Picture by the author.

The German war film has a dark past in which the medium of music plays a role as crucial as editing and camera work. An essential study on this topic for German film history is the appendix on propaganda and Nazi war movies from Siegfried Kracauer’s From Caligari to Hitler. Siegfried Kracauer looks at primarily two things, on the one hand, the newsreel material and on the other hand, the two films Feuertaufe and Sieg im Westen. Both films have a documentary style that is distorted from today’s perspective, which is why they consist mainly of newly edited newsreel material (see SK1, p. 331f.). In the following, this essay will focus primarily on Siegfried Kracauer’s analysis of the film music in these propaganda films and less on the cinematography itself.

According to Kracauer’s analysis, by strictly following the recordings and the ideological statements, the music intensifies these two medial levels in order to simultaneously use them as alienation and to contradict both medial levels (see SK1, p. 338). Thus, according to Kracauer, it is not the footage but the music that turns war machines into “a toy” (SK1, p. 338) and it is also the music that frees the worn-out soldiers from their lassitude (see SK1, p. 339). Thus, in this case, the film music occupies an essential position in the bending of the actual reality towards the ideologically desired reality and thus itself exhibits a propagandistic function. The documentary image, which is often created on the real battlefield and thus is as real as it can be (see SK1, p. 337), can, according to Kracauer, be turned against itself in its message with the help of music. The authentic cruelty on the side of the image thus becomes manipulable (see SK1, p. 339).

This fact, however, implies the closeness of All Quiet on the Western Front and the propaganda film, since it, too, becomes fundamentally susceptible to the same alienation, not with real footage from the battlefield, but with hyperrealistic staged shots. Furthermore, despite all the brutality of the images, there is no denying that there is a certain appeal to these very images. And this brings me to my thesis: without its soundtrack, All Quiet on the Western Front would be just another war movie, but by no means an anti-war film. It is the soundtrack that not only prevents but counteracts ideological appropriation through pathos and sacrifice.
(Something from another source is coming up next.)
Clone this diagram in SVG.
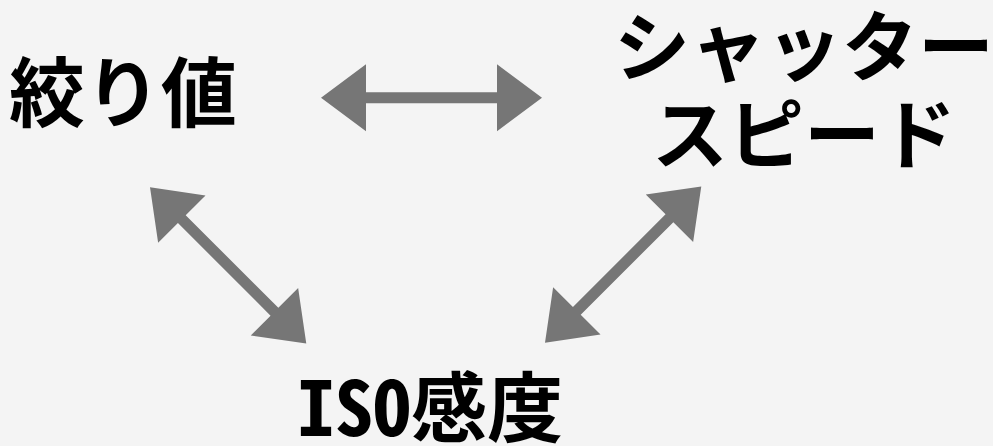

At this point, a connection arises to Adorno and Horkheimer’s Dialectic of Enlightenment, which deals, among other things, with the mass-media of film, radio, and television and states in its analysis that the enlightening potential associated with these media turns into mythology (see TWA1, p. 6). What Adorno and Horkheimer mean is precisely what Kracauer describes in his text. Although inherent in both of these mediums is the possibility of showing things as they are, they instead prefer to rely on maintaining the illusion that the images show things as they are, even though they never actually show the things as they are (see TWA1, p. 134).
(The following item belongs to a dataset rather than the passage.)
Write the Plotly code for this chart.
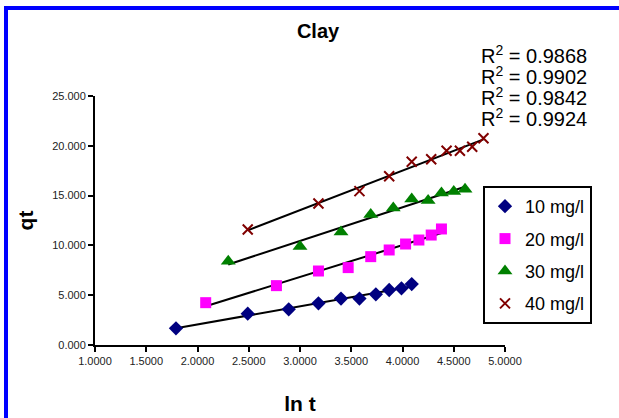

According to Adorno and Horkheimer, however, this is a central feature of the culture industry, which tries to make its products seem as visually genuine and real as possible, when in fact they represent the exact opposite (see TWA1, p. 134), the Platonic shadows on the wall. Thus, if music, as Kracauer describes, turns detached shots of moving tanks into an army that pushes forward (see SK1, p. 339), then the potential for precisely this displacement of reality also resides in it. In this specific case, it is, in fact, the music that creates the distinction between the reality actually captured by the camera and its subsequent effect in the film. An immediate connection to Sam Mendes’ film Jarhead (2005) arises as soon as we look at the scene in the movie theater. The film shows a similar phenomenon there, and just as described by Kracauer, the music plays a crucial role. Whenever the orchestra becomes lively (while we watch death machines at work), the marines in the movie theater go berserk in ecstasy.

This reflection becomes provocative when we look at the film Saving Private Ryan (1998) without music, in particular the opening sequence. What we see are gray colors; a gray flag; a man rushing down a path, people coming towards him; he is followed by a family shown by several close-ups. His gaze purposefully forward. The camera operates calmly. Only discreet cuts are deliberately used. Then, in a crane shot slightly from above, the full extent of the war is revealed to us. We see numerous graves, row upon row, each one exactly identical to the one before.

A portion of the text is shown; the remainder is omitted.